• **TASK PROMPT**
Leaving out all pictures, copy exactly the lines from the one containing "Write a LaTeX" down to the one containing "(0,0) rectangle (1920,1335);", both of them included.

• **RECORDS SHOWN**

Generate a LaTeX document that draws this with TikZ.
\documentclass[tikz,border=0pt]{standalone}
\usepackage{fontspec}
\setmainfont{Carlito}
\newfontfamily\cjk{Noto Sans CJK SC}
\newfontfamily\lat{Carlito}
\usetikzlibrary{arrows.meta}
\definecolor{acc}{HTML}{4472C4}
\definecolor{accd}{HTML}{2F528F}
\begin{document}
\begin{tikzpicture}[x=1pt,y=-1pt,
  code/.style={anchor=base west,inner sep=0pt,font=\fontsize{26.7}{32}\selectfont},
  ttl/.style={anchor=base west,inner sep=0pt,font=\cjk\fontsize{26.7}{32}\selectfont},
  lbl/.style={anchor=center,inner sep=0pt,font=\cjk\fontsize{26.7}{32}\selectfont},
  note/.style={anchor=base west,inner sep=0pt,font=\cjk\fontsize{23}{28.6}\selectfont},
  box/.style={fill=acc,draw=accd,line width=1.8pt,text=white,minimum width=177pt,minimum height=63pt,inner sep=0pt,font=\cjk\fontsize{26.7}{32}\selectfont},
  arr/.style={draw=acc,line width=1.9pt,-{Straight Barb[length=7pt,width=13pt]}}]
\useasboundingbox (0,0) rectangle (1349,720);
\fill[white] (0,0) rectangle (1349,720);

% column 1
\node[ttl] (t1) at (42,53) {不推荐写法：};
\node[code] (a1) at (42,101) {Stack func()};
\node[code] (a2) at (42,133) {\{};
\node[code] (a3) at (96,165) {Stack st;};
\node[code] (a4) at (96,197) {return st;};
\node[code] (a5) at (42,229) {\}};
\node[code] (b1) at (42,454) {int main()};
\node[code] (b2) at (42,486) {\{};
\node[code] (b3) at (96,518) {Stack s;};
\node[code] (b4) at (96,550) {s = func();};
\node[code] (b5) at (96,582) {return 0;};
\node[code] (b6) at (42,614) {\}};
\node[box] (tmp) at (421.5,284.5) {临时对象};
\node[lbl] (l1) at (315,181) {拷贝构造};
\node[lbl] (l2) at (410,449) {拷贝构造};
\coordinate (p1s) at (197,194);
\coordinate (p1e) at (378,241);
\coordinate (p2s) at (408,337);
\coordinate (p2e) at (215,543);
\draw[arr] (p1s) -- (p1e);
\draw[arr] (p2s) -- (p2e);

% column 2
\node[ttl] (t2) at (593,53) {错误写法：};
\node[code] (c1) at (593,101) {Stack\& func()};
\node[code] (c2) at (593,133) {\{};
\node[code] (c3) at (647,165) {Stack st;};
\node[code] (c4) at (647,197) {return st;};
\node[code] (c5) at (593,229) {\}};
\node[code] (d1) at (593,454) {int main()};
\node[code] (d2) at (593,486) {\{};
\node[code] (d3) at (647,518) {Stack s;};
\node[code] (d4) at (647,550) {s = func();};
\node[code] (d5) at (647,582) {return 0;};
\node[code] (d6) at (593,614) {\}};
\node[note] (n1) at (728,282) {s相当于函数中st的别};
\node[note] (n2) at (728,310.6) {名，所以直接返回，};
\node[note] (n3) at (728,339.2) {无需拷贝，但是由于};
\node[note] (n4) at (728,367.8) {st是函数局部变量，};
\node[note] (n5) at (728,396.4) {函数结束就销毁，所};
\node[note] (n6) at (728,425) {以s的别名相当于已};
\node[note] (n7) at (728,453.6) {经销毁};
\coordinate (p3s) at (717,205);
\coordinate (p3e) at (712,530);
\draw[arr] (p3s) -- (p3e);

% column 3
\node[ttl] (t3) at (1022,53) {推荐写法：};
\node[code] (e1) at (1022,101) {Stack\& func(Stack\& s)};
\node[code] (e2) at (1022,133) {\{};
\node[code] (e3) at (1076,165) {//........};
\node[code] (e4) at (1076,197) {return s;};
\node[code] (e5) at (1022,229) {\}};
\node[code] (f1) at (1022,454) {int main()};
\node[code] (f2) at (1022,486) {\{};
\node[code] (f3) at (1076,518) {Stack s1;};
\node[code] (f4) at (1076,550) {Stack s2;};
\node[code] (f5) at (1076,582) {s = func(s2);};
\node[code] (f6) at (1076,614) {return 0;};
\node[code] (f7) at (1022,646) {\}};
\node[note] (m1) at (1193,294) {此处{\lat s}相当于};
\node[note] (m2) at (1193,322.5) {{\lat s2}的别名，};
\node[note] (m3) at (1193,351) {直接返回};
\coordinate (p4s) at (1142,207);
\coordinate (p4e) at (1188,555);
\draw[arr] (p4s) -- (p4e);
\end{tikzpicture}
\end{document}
==
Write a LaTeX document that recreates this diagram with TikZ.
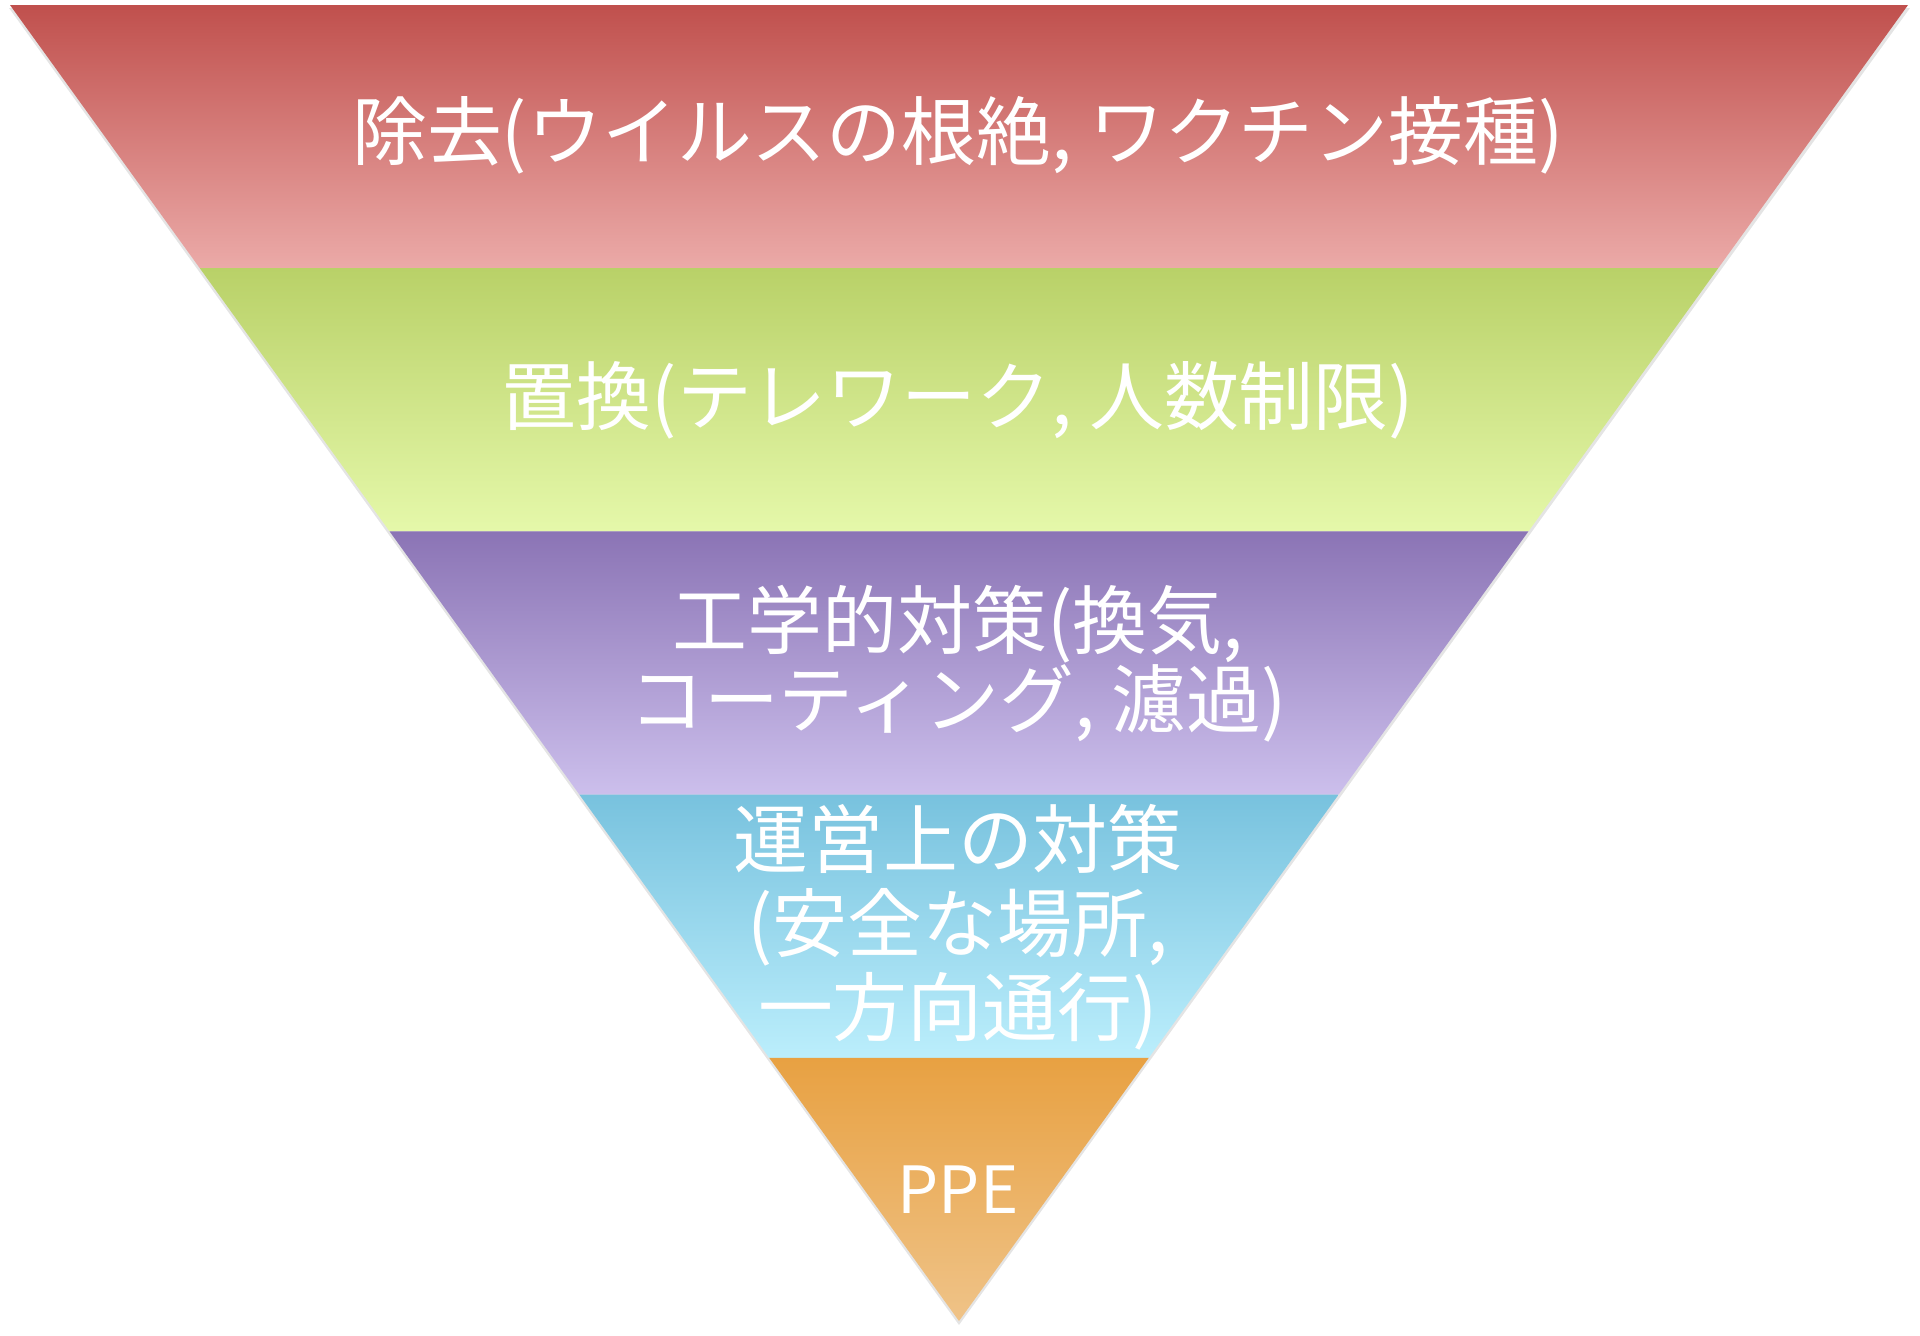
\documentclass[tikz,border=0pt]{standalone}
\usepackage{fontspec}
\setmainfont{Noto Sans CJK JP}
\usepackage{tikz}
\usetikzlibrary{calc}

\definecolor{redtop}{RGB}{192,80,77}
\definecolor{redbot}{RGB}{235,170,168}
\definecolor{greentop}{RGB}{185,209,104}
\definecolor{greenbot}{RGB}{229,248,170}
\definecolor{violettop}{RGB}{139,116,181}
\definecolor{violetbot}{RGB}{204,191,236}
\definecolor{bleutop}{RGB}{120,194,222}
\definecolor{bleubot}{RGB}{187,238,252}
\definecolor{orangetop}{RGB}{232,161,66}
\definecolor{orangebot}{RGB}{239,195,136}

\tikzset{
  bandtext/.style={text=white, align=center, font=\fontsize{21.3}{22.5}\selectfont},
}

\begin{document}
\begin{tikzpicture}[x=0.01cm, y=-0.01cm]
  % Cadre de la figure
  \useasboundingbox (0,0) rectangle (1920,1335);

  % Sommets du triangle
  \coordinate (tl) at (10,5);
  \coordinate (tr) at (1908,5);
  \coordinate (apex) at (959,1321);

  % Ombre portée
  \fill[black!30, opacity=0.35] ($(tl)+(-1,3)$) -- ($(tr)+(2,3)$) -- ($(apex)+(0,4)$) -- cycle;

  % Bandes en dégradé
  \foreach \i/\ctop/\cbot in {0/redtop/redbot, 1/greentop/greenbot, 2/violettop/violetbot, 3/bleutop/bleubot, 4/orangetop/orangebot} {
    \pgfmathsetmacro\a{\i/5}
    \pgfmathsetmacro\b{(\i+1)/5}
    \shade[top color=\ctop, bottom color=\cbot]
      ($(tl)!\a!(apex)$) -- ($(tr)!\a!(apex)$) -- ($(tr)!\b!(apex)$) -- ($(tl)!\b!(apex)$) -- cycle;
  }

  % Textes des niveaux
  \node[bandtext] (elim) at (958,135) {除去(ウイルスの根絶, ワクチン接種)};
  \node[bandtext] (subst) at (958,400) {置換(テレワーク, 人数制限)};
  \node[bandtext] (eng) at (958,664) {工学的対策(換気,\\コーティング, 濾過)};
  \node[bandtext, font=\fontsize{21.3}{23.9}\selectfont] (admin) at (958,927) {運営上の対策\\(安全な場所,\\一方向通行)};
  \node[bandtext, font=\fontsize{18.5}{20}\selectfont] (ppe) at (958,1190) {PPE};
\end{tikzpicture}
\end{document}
* * *
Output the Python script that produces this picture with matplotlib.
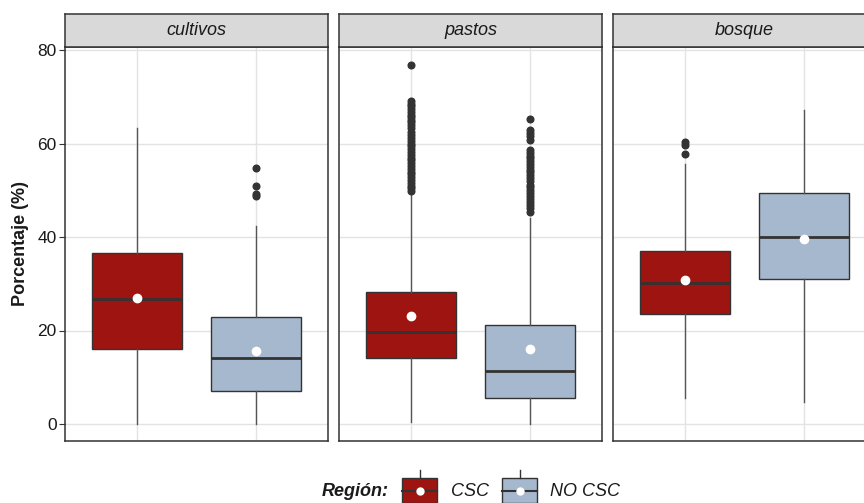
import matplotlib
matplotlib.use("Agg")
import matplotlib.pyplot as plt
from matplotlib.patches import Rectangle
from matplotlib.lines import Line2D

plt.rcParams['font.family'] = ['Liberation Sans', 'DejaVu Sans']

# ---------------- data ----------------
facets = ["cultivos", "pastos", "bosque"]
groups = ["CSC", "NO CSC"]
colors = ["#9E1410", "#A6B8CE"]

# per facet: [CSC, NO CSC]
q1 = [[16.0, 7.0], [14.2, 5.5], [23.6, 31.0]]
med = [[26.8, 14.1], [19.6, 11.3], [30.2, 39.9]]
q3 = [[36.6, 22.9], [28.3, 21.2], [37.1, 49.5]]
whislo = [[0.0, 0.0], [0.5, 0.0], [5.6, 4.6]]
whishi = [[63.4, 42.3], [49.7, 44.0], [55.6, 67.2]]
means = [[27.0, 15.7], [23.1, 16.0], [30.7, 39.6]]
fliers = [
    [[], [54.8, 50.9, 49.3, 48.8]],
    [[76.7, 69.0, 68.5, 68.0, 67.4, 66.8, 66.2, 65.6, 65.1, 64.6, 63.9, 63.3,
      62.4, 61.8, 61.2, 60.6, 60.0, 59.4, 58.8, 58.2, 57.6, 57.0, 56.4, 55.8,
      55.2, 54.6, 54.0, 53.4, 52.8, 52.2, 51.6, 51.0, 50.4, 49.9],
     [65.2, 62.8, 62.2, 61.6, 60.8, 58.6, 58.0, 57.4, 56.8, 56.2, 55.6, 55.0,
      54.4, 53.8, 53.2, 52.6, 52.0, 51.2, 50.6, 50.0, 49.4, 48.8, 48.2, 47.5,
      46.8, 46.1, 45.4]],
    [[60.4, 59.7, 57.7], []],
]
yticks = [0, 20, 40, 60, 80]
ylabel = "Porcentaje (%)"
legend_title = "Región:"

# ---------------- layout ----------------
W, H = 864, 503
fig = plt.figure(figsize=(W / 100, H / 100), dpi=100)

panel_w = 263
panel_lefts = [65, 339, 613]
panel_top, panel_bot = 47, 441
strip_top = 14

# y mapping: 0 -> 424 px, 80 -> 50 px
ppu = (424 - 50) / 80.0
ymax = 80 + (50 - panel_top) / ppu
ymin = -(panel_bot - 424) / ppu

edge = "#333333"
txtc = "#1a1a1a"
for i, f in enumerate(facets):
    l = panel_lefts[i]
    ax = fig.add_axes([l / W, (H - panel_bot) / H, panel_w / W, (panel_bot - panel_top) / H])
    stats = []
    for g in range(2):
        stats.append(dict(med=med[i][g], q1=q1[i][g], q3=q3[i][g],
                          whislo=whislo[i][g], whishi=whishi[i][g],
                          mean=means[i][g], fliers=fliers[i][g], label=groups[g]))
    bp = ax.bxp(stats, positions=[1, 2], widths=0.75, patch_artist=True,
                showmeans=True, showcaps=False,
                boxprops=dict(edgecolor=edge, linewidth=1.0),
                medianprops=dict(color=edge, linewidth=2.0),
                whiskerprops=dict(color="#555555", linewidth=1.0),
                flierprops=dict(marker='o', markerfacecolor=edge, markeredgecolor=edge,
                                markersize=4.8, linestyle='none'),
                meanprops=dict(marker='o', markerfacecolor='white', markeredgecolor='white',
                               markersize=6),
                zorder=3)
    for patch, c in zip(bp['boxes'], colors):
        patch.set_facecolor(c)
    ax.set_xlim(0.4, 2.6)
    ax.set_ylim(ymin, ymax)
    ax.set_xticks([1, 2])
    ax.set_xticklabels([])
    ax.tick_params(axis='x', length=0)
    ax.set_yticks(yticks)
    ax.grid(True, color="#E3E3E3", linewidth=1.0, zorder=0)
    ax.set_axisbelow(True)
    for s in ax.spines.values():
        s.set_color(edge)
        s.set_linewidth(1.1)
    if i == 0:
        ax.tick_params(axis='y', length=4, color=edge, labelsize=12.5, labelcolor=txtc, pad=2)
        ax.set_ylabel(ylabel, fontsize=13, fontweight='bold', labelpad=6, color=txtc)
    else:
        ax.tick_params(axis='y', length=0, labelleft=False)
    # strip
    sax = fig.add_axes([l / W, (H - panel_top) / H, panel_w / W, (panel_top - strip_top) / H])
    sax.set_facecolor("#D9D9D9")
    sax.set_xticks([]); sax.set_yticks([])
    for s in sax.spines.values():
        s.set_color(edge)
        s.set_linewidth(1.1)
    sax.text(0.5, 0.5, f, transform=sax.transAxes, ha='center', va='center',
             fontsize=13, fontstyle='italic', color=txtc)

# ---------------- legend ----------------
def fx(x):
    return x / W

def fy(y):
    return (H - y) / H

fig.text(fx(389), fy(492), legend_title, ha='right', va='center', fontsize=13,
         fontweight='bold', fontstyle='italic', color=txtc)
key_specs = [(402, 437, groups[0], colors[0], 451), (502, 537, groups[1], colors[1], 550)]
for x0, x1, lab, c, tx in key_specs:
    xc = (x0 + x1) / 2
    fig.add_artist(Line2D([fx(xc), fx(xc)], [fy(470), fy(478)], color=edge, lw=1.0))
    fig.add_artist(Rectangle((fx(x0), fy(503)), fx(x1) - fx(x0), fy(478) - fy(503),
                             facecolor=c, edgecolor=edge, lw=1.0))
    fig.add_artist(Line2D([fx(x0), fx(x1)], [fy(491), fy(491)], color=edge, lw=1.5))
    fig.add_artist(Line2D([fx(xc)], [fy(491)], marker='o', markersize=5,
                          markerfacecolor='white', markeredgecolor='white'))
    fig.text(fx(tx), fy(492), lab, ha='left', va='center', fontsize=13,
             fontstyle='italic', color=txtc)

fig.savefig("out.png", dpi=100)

• **EXERCISE OUTPUT**
Write a LaTeX document that recreates this diagram with TikZ.
\documentclass[tikz,border=0pt]{standalone}
\usepackage{fontspec}
\setmainfont{Noto Sans CJK JP}
\usepackage{tikz}
\usetikzlibrary{calc}

\definecolor{redtop}{RGB}{192,80,77}
\definecolor{redbot}{RGB}{235,170,168}
\definecolor{greentop}{RGB}{185,209,104}
\definecolor{greenbot}{RGB}{229,248,170}
\definecolor{violettop}{RGB}{139,116,181}
\definecolor{violetbot}{RGB}{204,191,236}
\definecolor{bleutop}{RGB}{120,194,222}
\definecolor{bleubot}{RGB}{187,238,252}
\definecolor{orangetop}{RGB}{232,161,66}
\definecolor{orangebot}{RGB}{239,195,136}

\tikzset{
  bandtext/.style={text=white, align=center, font=\fontsize{21.3}{22.5}\selectfont},
}

\begin{document}
\begin{tikzpicture}[x=0.01cm, y=-0.01cm]
  % Cadre de la figure
  \useasboundingbox (0,0) rectangle (1920,1335);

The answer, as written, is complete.